> [EXERCISE INSTRUCTIONS] Quote every line below exactly and skip any picture.

########

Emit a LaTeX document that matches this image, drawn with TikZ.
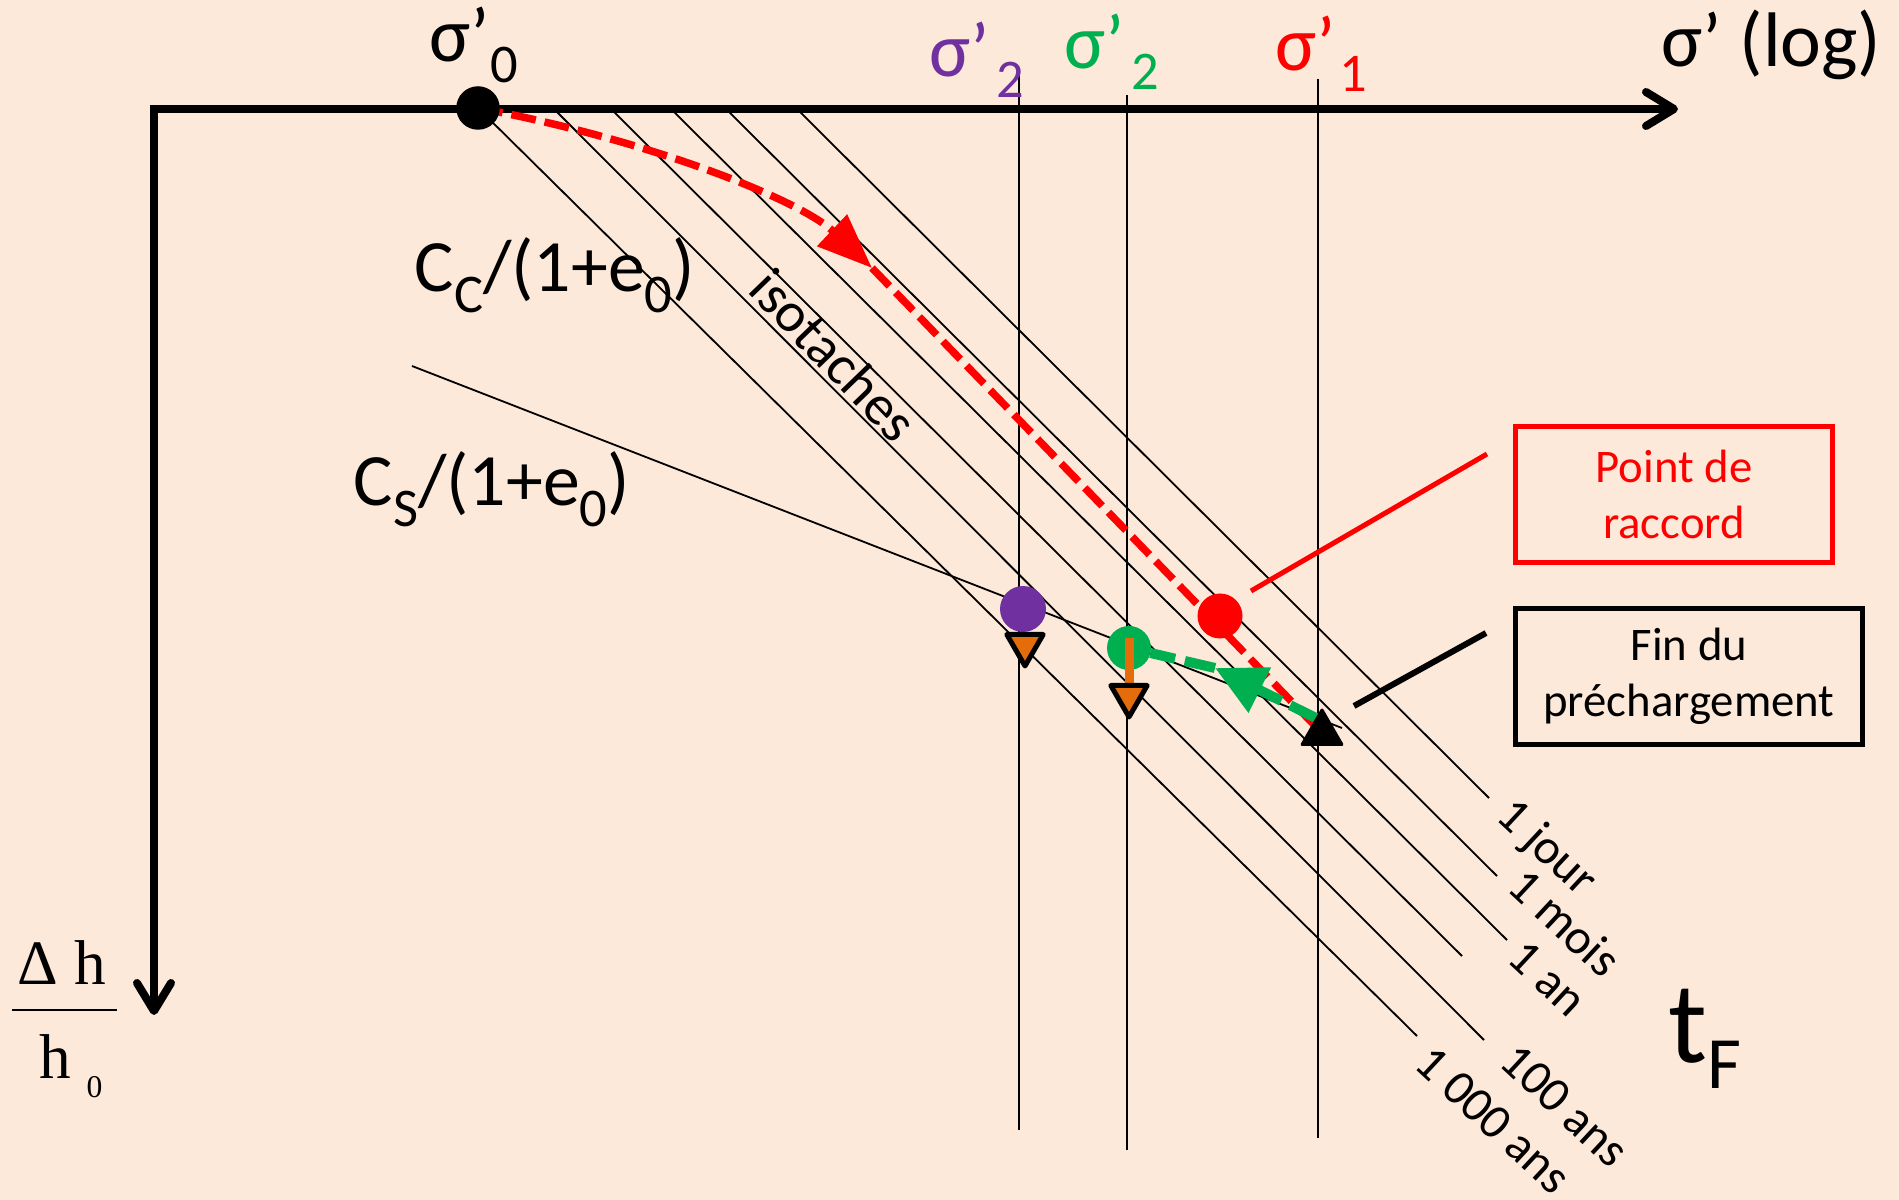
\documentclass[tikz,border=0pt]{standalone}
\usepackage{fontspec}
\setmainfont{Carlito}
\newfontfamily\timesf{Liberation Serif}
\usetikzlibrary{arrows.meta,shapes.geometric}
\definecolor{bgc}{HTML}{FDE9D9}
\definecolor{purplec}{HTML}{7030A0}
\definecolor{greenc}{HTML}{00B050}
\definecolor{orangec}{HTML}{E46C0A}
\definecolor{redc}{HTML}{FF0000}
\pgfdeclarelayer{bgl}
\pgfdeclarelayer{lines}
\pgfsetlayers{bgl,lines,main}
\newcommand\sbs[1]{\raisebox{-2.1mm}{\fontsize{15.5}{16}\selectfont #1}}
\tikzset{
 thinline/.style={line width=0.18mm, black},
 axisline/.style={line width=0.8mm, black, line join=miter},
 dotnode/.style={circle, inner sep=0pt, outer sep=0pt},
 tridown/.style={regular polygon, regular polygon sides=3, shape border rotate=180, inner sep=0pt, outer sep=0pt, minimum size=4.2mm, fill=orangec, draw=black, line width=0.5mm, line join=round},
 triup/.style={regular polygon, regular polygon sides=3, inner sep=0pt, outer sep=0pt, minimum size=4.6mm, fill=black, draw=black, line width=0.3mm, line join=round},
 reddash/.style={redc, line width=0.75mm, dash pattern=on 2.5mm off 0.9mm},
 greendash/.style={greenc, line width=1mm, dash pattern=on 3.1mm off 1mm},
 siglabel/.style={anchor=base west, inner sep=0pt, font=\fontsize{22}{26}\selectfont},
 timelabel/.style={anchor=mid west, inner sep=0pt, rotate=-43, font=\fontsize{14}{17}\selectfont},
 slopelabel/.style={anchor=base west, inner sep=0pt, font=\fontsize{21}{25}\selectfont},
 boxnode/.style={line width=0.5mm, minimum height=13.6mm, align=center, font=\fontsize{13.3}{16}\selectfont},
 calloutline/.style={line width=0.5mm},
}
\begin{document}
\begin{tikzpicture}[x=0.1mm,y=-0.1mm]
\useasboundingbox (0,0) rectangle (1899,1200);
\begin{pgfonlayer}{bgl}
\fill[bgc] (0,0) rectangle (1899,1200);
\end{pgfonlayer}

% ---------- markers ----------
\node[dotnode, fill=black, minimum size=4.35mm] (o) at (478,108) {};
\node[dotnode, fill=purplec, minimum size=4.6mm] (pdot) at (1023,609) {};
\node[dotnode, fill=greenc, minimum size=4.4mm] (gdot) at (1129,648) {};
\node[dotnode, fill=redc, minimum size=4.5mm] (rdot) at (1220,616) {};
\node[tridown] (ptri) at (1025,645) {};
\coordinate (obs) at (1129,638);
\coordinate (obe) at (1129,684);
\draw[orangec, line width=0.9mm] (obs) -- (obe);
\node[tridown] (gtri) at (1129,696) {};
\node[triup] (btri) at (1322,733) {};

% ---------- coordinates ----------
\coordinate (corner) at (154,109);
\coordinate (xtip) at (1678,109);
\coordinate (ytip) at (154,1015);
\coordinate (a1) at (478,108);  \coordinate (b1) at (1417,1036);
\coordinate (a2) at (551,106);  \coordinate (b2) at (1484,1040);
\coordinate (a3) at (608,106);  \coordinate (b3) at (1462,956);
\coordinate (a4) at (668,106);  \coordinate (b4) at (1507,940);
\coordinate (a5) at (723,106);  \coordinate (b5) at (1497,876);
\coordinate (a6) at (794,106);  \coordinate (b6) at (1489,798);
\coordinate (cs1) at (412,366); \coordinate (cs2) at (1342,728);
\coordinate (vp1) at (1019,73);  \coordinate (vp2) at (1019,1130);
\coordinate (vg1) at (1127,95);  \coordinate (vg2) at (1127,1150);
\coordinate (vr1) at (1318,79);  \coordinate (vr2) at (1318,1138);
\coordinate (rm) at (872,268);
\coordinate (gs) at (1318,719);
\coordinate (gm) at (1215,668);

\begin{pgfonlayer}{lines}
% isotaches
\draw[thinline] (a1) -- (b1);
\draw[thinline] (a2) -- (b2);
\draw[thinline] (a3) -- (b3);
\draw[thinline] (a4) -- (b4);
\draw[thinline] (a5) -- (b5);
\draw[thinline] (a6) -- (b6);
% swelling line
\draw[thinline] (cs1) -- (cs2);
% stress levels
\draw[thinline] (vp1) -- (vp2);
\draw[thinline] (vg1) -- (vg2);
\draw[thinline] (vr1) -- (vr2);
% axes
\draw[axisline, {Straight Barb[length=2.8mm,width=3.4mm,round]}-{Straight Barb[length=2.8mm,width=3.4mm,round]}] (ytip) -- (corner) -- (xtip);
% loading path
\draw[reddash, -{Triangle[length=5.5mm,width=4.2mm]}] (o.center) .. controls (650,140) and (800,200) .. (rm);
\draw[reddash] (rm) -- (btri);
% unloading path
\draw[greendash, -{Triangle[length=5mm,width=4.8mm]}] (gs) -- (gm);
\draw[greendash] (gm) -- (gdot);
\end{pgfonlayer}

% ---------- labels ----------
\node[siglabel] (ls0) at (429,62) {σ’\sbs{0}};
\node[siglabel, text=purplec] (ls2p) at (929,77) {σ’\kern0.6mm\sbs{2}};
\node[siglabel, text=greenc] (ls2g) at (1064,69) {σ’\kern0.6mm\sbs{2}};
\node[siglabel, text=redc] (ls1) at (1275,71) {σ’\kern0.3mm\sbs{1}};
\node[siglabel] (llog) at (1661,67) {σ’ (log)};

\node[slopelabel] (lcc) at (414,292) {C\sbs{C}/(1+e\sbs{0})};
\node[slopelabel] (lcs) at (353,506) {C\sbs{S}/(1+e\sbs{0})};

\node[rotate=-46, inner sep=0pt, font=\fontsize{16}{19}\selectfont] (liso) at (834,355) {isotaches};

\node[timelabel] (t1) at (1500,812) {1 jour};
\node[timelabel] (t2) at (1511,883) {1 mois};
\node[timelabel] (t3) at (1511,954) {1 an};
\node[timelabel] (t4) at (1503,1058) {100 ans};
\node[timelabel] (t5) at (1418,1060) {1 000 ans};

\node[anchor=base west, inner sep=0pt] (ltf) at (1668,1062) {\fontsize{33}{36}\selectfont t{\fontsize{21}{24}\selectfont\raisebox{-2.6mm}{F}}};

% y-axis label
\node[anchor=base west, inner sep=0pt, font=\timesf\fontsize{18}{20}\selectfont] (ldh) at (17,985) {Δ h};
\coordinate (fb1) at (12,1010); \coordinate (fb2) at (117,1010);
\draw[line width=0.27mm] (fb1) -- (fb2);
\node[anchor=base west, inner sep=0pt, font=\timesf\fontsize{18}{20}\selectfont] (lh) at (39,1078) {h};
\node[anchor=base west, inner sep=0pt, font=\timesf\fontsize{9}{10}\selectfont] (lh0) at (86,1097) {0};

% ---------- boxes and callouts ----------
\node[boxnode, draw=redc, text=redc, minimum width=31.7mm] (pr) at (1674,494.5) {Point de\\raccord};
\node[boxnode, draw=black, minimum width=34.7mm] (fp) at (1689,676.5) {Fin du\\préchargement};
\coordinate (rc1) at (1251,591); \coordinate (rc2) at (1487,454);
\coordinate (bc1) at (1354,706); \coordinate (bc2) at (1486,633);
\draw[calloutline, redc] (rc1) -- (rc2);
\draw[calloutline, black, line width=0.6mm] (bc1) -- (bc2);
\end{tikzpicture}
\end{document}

########

> [ANSWER]
Emit a LaTeX document that matches this image, drawn with TikZ.
\documentclass[tikz,border=0pt]{standalone}
\usepackage{fontspec}
\setmainfont{Carlito}
\newfontfamily\timesf{Liberation Serif}
\usetikzlibrary{arrows.meta,shapes.geometric}
\definecolor{bgc}{HTML}{FDE9D9}
\definecolor{purplec}{HTML}{7030A0}
\definecolor{greenc}{HTML}{00B050}
\definecolor{orangec}{HTML}{E46C0A}
\definecolor{redc}{HTML}{FF0000}
\pgfdeclarelayer{bgl}
\pgfdeclarelayer{lines}
\pgfsetlayers{bgl,lines,main}
\newcommand\sbs[1]{\raisebox{-2.1mm}{\fontsize{15.5}{16}\selectfont #1}}
\tikzset{
 thinline/.style={line width=0.18mm, black},
 axisline/.style={line width=0.8mm, black, line join=miter},
 dotnode/.style={circle, inner sep=0pt, outer sep=0pt},
 tridown/.style={regular polygon, regular polygon sides=3, shape border rotate=180, inner sep=0pt, outer sep=0pt, minimum size=4.2mm, fill=orangec, draw=black, line width=0.5mm, line join=round},
 triup/.style={regular polygon, regular polygon sides=3, inner sep=0pt, outer sep=0pt, minimum size=4.6mm, fill=black, draw=black, line width=0.3mm, line join=round},
 reddash/.style={redc, line width=0.75mm, dash pattern=on 2.5mm off 0.9mm},
 greendash/.style={greenc, line width=1mm, dash pattern=on 3.1mm off 1mm},
 siglabel/.style={anchor=base west, inner sep=0pt, font=\fontsize{22}{26}\selectfont},
 timelabel/.style={anchor=mid west, inner sep=0pt, rotate=-43, font=\fontsize{14}{17}\selectfont},
 slopelabel/.style={anchor=base west, inner sep=0pt, font=\fontsize{21}{25}\selectfont},
 boxnode/.style={line width=0.5mm, minimum height=13.6mm, align=center, font=\fontsize{13.3}{16}\selectfont},
 calloutline/.style={line width=0.5mm},
}
\begin{document}
\begin{tikzpicture}[x=0.1mm,y=-0.1mm]
\useasboundingbox (0,0) rectangle (1899,1200);
\begin{pgfonlayer}{bgl}
\fill[bgc] (0,0) rectangle (1899,1200);
\end{pgfonlayer}

% ---------- markers ----------
\node[dotnode, fill=black, minimum size=4.35mm] (o) at (478,108) {};
\node[dotnode, fill=purplec, minimum size=4.6mm] (pdot) at (1023,609) {};
\node[dotnode, fill=greenc, minimum size=4.4mm] (gdot) at (1129,648) {};
\node[dotnode, fill=redc, minimum size=4.5mm] (rdot) at (1220,616) {};
\node[tridown] (ptri) at (1025,645) {};
\coordinate (obs) at (1129,638);
\coordinate (obe) at (1129,684);
\draw[orangec, line width=0.9mm] (obs) -- (obe);
\node[tridown] (gtri) at (1129,696) {};
\node[triup] (btri) at (1322,733) {};

% ---------- coordinates ----------
\coordinate (corner) at (154,109);
\coordinate (xtip) at (1678,109);
\coordinate (ytip) at (154,1015);
\coordinate (a1) at (478,108);  \coordinate (b1) at (1417,1036);
\coordinate (a2) at (551,106);  \coordinate (b2) at (1484,1040);
\coordinate (a3) at (608,106);  \coordinate (b3) at (1462,956);
\coordinate (a4) at (668,106);  \coordinate (b4) at (1507,940);
\coordinate (a5) at (723,106);  \coordinate (b5) at (1497,876);
\coordinate (a6) at (794,106);  \coordinate (b6) at (1489,798);
\coordinate (cs1) at (412,366); \coordinate (cs2) at (1342,728);
\coordinate (vp1) at (1019,73);  \coordinate (vp2) at (1019,1130);
\coordinate (vg1) at (1127,95);  \coordinate (vg2) at (1127,1150);
\coordinate (vr1) at (1318,79);  \coordinate (vr2) at (1318,1138);
\coordinate (rm) at (872,268);
\coordinate (gs) at (1318,719);
\coordinate (gm) at (1215,668);

\begin{pgfonlayer}{lines}
% isotaches
\draw[thinline] (a1) -- (b1);
\draw[thinline] (a2) -- (b2);
\draw[thinline] (a3) -- (b3);
\draw[thinline] (a4) -- (b4);
\draw[thinline] (a5) -- (b5);
\draw[thinline] (a6) -- (b6);
% swelling line
\draw[thinline] (cs1) -- (cs2);
% stress levels
\draw[thinline] (vp1) -- (vp2);
\draw[thinline] (vg1) -- (vg2);
\draw[thinline] (vr1) -- (vr2);
% axes
\draw[axisline, {Straight Barb[length=2.8mm,width=3.4mm,round]}-{Straight Barb[length=2.8mm,width=3.4mm,round]}] (ytip) -- (corner) -- (xtip);
% loading path
\draw[reddash, -{Triangle[length=5.5mm,width=4.2mm]}] (o.center) .. controls (650,140) and (800,200) .. (rm);
\draw[reddash] (rm) -- (btri);
% unloading path
\draw[greendash, -{Triangle[length=5mm,width=4.8mm]}] (gs) -- (gm);
\draw[greendash] (gm) -- (gdot);
\end{pgfonlayer}

% ---------- labels ----------
\node[siglabel] (ls0) at (429,62) {σ’\sbs{0}};
\node[siglabel, text=purplec] (ls2p) at (929,77) {σ’\kern0.6mm\sbs{2}};
\node[siglabel, text=greenc] (ls2g) at (1064,69) {σ’\kern0.6mm\sbs{2}};
\node[siglabel, text=redc] (ls1) at (1275,71) {σ’\kern0.3mm\sbs{1}};
\node[siglabel] (llog) at (1661,67) {σ’ (log)};

\node[slopelabel] (lcc) at (414,292) {C\sbs{C}/(1+e\sbs{0})};
\node[slopelabel] (lcs) at (353,506) {C\sbs{S}/(1+e\sbs{0})};

\node[rotate=-46, inner sep=0pt, font=\fontsize{16}{19}\selectfont] (liso) at (834,355) {isotaches};

\node[timelabel] (t1) at (1500,812) {1 jour};
\node[timelabel] (t2) at (1511,883) {1 mois};
\node[timelabel] (t3) at (1511,954) {1 an};
\node[timelabel] (t4) at (1503,1058) {100 ans};
\node[timelabel] (t5) at (1418,1060) {1 000 ans};

\node[anchor=base west, inner sep=0pt] (ltf) at (1668,1062) {\fontsize{33}{36}\selectfont t{\fontsize{21}{24}\selectfont\raisebox{-2.6mm}{F}}};

% y-axis label
\node[anchor=base west, inner sep=0pt, font=\timesf\fontsize{18}{20}\selectfont] (ldh) at (17,985) {Δ h};
\coordinate (fb1) at (12,1010); \coordinate (fb2) at (117,1010);
\draw[line width=0.27mm] (fb1) -- (fb2);
\node[anchor=base west, inner sep=0pt, font=\timesf\fontsize{18}{20}\selectfont] (lh) at (39,1078) {h};
\node[anchor=base west, inner sep=0pt, font=\timesf\fontsize{9}{10}\selectfont] (lh0) at (86,1097) {0};

% ---------- boxes and callouts ----------
\node[boxnode, draw=redc, text=redc, minimum width=31.7mm] (pr) at (1674,494.5) {Point de\\raccord};
\node[boxnode, draw=black, minimum width=34.7mm] (fp) at (1689,676.5) {Fin du\\préchargement};
\coordinate (rc1) at (1251,591); \coordinate (rc2) at (1487,454);
\coordinate (bc1) at (1354,706); \coordinate (bc2) at (1486,633);
\draw[calloutline, redc] (rc1) -- (rc2);
\draw[calloutline, black, line width=0.6mm] (bc1) -- (bc2);
\end{tikzpicture}
\end{document}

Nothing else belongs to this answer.